-- Required work --
All lines below must be repeated exactly, with the pictures omitted.

-- Stored data --
★ ★ ★ ★ ★ ★ ★

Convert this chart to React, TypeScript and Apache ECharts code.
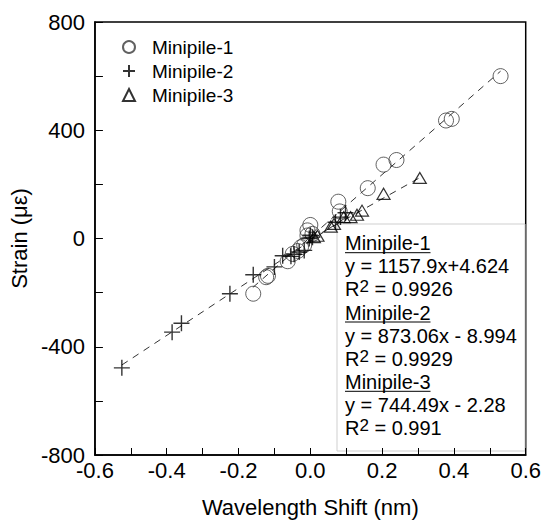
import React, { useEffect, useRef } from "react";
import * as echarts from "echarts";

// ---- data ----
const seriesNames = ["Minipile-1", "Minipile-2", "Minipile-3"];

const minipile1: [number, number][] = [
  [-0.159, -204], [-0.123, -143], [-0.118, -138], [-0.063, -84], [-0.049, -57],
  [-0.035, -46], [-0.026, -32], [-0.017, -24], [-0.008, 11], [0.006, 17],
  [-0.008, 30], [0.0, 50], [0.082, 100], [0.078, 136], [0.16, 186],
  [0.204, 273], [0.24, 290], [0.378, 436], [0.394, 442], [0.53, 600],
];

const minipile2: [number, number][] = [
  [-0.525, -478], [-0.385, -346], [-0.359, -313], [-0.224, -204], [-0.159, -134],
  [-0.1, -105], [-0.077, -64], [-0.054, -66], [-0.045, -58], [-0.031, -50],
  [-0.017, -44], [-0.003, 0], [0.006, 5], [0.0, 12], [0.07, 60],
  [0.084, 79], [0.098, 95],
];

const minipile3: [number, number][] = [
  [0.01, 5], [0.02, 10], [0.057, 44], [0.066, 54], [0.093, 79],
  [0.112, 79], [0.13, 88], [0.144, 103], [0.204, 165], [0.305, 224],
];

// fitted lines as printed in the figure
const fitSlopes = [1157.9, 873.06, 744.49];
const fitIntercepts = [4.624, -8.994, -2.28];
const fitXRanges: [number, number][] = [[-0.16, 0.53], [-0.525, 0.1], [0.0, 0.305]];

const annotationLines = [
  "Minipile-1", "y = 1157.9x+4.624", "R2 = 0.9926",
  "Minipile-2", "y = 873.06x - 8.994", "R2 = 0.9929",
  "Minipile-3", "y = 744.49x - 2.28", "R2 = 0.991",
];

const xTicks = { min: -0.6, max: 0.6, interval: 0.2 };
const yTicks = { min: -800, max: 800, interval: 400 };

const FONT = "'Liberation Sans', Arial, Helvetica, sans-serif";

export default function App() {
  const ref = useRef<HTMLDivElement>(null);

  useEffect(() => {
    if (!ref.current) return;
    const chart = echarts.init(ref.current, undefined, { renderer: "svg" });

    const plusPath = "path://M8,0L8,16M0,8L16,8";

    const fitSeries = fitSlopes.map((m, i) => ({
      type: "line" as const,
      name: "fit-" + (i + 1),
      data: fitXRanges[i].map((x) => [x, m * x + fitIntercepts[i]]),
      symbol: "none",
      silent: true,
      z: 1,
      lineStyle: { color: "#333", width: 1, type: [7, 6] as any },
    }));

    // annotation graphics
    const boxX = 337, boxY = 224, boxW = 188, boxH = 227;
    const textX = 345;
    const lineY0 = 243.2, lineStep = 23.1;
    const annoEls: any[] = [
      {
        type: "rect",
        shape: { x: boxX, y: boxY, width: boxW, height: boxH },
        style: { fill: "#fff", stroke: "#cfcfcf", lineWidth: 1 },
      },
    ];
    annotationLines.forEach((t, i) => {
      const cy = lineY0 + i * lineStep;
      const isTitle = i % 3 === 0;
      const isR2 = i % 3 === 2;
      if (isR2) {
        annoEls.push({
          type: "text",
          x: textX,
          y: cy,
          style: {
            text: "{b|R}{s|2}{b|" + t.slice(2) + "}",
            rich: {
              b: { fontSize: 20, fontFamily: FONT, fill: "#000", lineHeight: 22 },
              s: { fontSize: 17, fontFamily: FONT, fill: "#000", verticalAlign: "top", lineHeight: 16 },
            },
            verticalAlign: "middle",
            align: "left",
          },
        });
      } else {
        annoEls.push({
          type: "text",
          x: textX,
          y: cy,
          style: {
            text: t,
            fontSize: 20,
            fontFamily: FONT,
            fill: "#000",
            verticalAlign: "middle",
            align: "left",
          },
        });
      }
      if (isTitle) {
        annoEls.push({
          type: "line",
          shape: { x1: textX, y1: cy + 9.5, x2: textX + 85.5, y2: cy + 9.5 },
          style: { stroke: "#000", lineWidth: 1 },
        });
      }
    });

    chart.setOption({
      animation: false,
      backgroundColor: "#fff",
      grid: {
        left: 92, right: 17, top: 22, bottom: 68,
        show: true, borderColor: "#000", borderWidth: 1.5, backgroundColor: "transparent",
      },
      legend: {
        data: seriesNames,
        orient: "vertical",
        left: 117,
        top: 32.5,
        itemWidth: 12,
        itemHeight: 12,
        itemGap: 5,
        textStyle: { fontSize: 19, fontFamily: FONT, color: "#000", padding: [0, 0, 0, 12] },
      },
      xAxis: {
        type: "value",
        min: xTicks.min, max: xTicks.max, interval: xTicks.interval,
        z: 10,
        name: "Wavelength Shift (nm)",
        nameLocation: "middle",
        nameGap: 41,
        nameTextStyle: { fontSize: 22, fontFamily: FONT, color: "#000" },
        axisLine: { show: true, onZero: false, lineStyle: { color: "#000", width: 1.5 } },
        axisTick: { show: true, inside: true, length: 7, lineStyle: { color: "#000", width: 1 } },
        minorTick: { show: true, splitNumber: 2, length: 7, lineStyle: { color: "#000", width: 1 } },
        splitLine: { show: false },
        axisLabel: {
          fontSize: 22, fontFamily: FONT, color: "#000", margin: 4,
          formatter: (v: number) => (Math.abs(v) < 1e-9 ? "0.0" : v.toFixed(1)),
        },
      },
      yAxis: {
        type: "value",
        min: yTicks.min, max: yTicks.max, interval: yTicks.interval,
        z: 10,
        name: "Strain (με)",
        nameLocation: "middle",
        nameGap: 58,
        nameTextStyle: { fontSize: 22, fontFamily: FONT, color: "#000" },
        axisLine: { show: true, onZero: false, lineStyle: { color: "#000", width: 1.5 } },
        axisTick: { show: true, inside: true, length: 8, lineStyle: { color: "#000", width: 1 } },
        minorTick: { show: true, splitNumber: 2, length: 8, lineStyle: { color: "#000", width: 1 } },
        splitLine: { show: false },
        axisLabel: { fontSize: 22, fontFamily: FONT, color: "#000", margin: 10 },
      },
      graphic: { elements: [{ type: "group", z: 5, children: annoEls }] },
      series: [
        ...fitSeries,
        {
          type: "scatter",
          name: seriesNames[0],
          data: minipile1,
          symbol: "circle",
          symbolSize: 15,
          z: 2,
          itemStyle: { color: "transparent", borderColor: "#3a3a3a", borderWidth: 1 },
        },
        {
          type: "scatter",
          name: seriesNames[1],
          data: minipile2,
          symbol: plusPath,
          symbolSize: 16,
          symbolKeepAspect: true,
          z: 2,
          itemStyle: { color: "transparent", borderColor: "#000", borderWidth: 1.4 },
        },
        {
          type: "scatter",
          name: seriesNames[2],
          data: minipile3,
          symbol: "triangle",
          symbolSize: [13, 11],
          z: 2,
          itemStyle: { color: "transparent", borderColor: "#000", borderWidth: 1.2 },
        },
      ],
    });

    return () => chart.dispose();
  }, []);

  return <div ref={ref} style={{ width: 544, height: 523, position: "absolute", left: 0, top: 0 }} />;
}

★ ★ ★ ★ ★ ★ ★

-- Finished answer --
Convert this chart to React, TypeScript and Apache ECharts code.
import React, { useEffect, useRef } from "react";
import * as echarts from "echarts";

// ---- data ----
const seriesNames = ["Minipile-1", "Minipile-2", "Minipile-3"];

const minipile1: [number, number][] = [
  [-0.159, -204], [-0.123, -143], [-0.118, -138], [-0.063, -84], [-0.049, -57],
  [-0.035, -46], [-0.026, -32], [-0.017, -24], [-0.008, 11], [0.006, 17],
  [-0.008, 30], [0.0, 50], [0.082, 100], [0.078, 136], [0.16, 186],
  [0.204, 273], [0.24, 290], [0.378, 436], [0.394, 442], [0.53, 600],
];

const minipile2: [number, number][] = [
  [-0.525, -478], [-0.385, -346], [-0.359, -313], [-0.224, -204], [-0.159, -134],
  [-0.1, -105], [-0.077, -64], [-0.054, -66], [-0.045, -58], [-0.031, -50],
  [-0.017, -44], [-0.003, 0], [0.006, 5], [0.0, 12], [0.07, 60],
  [0.084, 79], [0.098, 95],
];

const minipile3: [number, number][] = [
  [0.01, 5], [0.02, 10], [0.057, 44], [0.066, 54], [0.093, 79],
  [0.112, 79], [0.13, 88], [0.144, 103], [0.204, 165], [0.305, 224],
];

// fitted lines as printed in the figure
const fitSlopes = [1157.9, 873.06, 744.49];
const fitIntercepts = [4.624, -8.994, -2.28];
const fitXRanges: [number, number][] = [[-0.16, 0.53], [-0.525, 0.1], [0.0, 0.305]];

const annotationLines = [
  "Minipile-1", "y = 1157.9x+4.624", "R2 = 0.9926",
  "Minipile-2", "y = 873.06x - 8.994", "R2 = 0.9929",
  "Minipile-3", "y = 744.49x - 2.28", "R2 = 0.991",
];

const xTicks = { min: -0.6, max: 0.6, interval: 0.2 };
const yTicks = { min: -800, max: 800, interval: 400 };

const FONT = "'Liberation Sans', Arial, Helvetica, sans-serif";

export default function App() {
  const ref = useRef<HTMLDivElement>(null);

  useEffect(() => {
    if (!ref.current) return;
    const chart = echarts.init(ref.current, undefined, { renderer: "svg" });

    const plusPath = "path://M8,0L8,16M0,8L16,8";

    const fitSeries = fitSlopes.map((m, i) => ({
      type: "line" as const,
      name: "fit-" + (i + 1),
      data: fitXRanges[i].map((x) => [x, m * x + fitIntercepts[i]]),
      symbol: "none",
      silent: true,
      z: 1,
      lineStyle: { color: "#333", width: 1, type: [7, 6] as any },
    }));

    // annotation graphics
    const boxX = 337, boxY = 224, boxW = 188, boxH = 227;
    const textX = 345;
    const lineY0 = 243.2, lineStep = 23.1;
    const annoEls: any[] = [
      {
        type: "rect",
        shape: { x: boxX, y: boxY, width: boxW, height: boxH },
        style: { fill: "#fff", stroke: "#cfcfcf", lineWidth: 1 },
      },
    ];
    annotationLines.forEach((t, i) => {
      const cy = lineY0 + i * lineStep;
      const isTitle = i % 3 === 0;
      const isR2 = i % 3 === 2;
      if (isR2) {
        annoEls.push({
          type: "text",
          x: textX,
          y: cy,
          style: {
            text: "{b|R}{s|2}{b|" + t.slice(2) + "}",
            rich: {
              b: { fontSize: 20, fontFamily: FONT, fill: "#000", lineHeight: 22 },
              s: { fontSize: 17, fontFamily: FONT, fill: "#000", verticalAlign: "top", lineHeight: 16 },
            },
            verticalAlign: "middle",
            align: "left",
          },
        });
      } else {
        annoEls.push({
          type: "text",
          x: textX,
          y: cy,
          style: {
            text: t,
            fontSize: 20,
            fontFamily: FONT,
            fill: "#000",
            verticalAlign: "middle",
            align: "left",
          },
        });
      }
      if (isTitle) {
        annoEls.push({
          type: "line",
          shape: { x1: textX, y1: cy + 9.5, x2: textX + 85.5, y2: cy + 9.5 },
          style: { stroke: "#000", lineWidth: 1 },
        });
      }
    });

    chart.setOption({
      animation: false,
      backgroundColor: "#fff",
      grid: {
        left: 92, right: 17, top: 22, bottom: 68,
        show: true, borderColor: "#000", borderWidth: 1.5, backgroundColor: "transparent",
      },
      legend: {
        data: seriesNames,
        orient: "vertical",
        left: 117,
        top: 32.5,
        itemWidth: 12,
        itemHeight: 12,
        itemGap: 5,
        textStyle: { fontSize: 19, fontFamily: FONT, color: "#000", padding: [0, 0, 0, 12] },
      },
      xAxis: {
        type: "value",
        min: xTicks.min, max: xTicks.max, interval: xTicks.interval,
        z: 10,
        name: "Wavelength Shift (nm)",
        nameLocation: "middle",
        nameGap: 41,
        nameTextStyle: { fontSize: 22, fontFamily: FONT, color: "#000" },
        axisLine: { show: true, onZero: false, lineStyle: { color: "#000", width: 1.5 } },
        axisTick: { show: true, inside: true, length: 7, lineStyle: { color: "#000", width: 1 } },
        minorTick: { show: true, splitNumber: 2, length: 7, lineStyle: { color: "#000", width: 1 } },
        splitLine: { show: false },
        axisLabel: {
          fontSize: 22, fontFamily: FONT, color: "#000", margin: 4,
          formatter: (v: number) => (Math.abs(v) < 1e-9 ? "0.0" : v.toFixed(1)),
        },
      },
      yAxis: {
        type: "value",
        min: yTicks.min, max: yTicks.max, interval: yTicks.interval,
        z: 10,
        name: "Strain (με)",
        nameLocation: "middle",
        nameGap: 58,
        nameTextStyle: { fontSize: 22, fontFamily: FONT, color: "#000" },
        axisLine: { show: true, onZero: false, lineStyle: { color: "#000", width: 1.5 } },
        axisTick: { show: true, inside: true, length: 8, lineStyle: { color: "#000", width: 1 } },
        minorTick: { show: true, splitNumber: 2, length: 8, lineStyle: { color: "#000", width: 1 } },
        splitLine: { show: false },
        axisLabel: { fontSize: 22, fontFamily: FONT, color: "#000", margin: 10 },
      },
      graphic: { elements: [{ type: "group", z: 5, children: annoEls }] },
      series: [
        ...fitSeries,
        {
          type: "scatter",
          name: seriesNames[0],
          data: minipile1,
          symbol: "circle",
          symbolSize: 15,
          z: 2,
          itemStyle: { color: "transparent", borderColor: "#3a3a3a", borderWidth: 1 },
        },
        {
          type: "scatter",
          name: seriesNames[1],
          data: minipile2,
          symbol: plusPath,
          symbolSize: 16,
          symbolKeepAspect: true,
          z: 2,
          itemStyle: { color: "transparent", borderColor: "#000", borderWidth: 1.4 },
        },
        {
          type: "scatter",
          name: seriesNames[2],
          data: minipile3,
          symbol: "triangle",
          symbolSize: [13, 11],
          z: 2,
          itemStyle: { color: "transparent", borderColor: "#000", borderWidth: 1.2 },
        },
      ],
    });

    return () => chart.dispose();
  }, []);

  return <div ref={ref} style={{ width: 544, height: 523, position: "absolute", left: 0, top: 0 }} />;
}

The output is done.